Where a line holds the string "this", return that line.
===== Data records =====
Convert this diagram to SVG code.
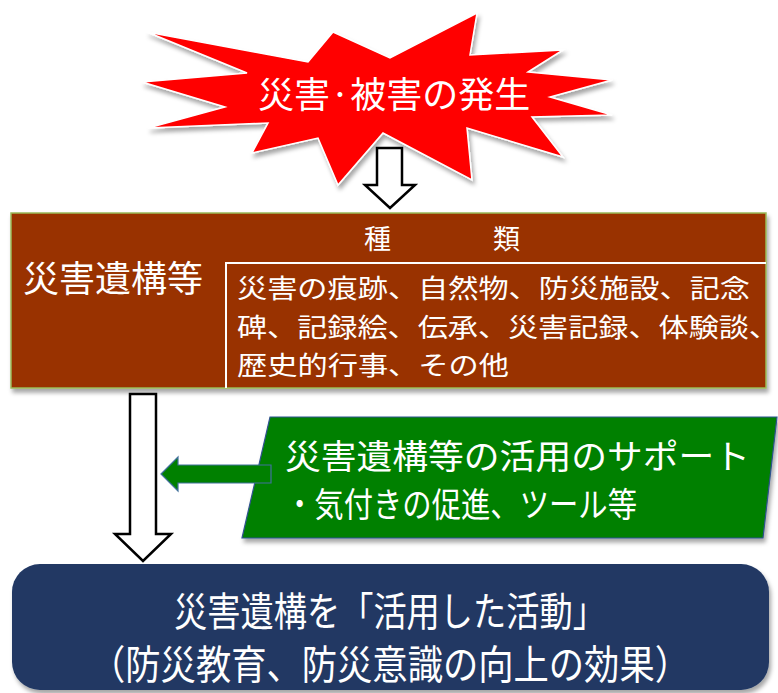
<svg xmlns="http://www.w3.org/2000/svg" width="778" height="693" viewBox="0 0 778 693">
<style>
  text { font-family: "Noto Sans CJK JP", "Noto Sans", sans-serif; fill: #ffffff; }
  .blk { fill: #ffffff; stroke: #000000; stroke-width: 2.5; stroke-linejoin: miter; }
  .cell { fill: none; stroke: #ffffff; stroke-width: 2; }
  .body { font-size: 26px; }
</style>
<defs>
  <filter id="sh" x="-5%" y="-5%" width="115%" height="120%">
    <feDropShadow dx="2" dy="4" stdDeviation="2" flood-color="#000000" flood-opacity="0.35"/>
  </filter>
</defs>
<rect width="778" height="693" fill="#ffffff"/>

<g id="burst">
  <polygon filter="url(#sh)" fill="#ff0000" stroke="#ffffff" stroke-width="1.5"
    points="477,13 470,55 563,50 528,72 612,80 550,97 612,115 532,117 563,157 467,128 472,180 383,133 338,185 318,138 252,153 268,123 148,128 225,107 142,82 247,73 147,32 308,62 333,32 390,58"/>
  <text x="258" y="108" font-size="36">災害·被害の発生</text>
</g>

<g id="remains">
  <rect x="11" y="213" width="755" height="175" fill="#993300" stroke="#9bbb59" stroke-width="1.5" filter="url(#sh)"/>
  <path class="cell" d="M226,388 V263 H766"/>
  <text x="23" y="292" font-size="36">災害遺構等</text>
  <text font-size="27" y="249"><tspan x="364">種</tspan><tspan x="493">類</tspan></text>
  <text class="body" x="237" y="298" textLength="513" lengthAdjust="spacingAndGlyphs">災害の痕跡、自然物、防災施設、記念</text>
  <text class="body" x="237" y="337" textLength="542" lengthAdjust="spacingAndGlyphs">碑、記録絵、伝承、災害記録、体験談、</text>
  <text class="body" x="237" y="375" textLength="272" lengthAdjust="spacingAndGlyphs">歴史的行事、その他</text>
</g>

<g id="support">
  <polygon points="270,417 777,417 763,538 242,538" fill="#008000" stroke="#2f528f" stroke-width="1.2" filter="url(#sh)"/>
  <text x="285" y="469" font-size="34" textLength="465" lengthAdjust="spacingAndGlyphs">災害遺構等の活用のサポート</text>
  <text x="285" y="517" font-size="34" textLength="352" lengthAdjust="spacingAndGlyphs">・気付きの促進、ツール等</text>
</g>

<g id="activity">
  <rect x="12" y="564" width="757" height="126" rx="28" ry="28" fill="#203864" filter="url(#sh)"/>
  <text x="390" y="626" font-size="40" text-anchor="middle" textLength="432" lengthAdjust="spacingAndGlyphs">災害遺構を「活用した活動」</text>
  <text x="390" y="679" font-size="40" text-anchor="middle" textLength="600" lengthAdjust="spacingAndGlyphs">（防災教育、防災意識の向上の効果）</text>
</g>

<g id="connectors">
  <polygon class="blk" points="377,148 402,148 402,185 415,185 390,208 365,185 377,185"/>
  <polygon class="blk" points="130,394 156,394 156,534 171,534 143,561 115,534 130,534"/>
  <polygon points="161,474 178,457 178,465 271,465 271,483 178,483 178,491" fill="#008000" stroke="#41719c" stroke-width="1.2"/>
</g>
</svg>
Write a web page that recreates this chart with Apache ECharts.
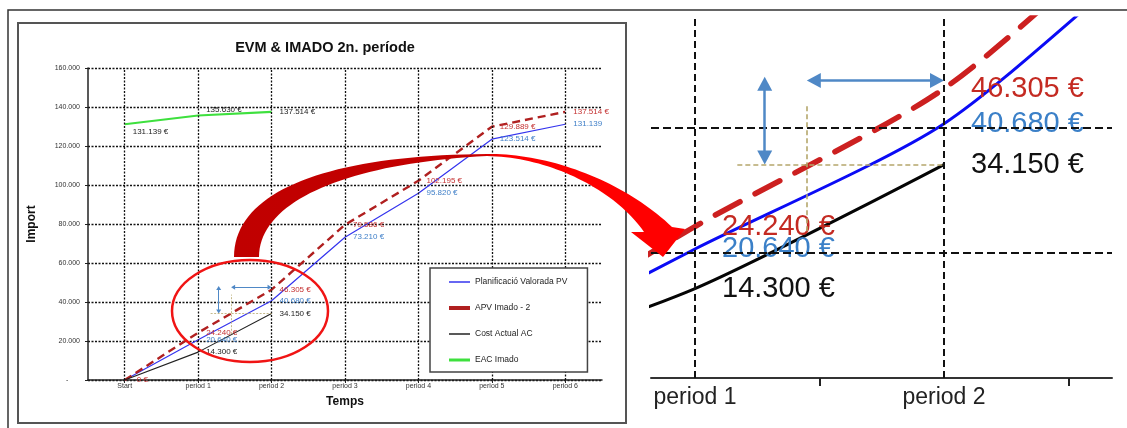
=====
Exercise output
Convert this diagram to SVG code.
Write a web page that recreates this chart with Apache ECharts.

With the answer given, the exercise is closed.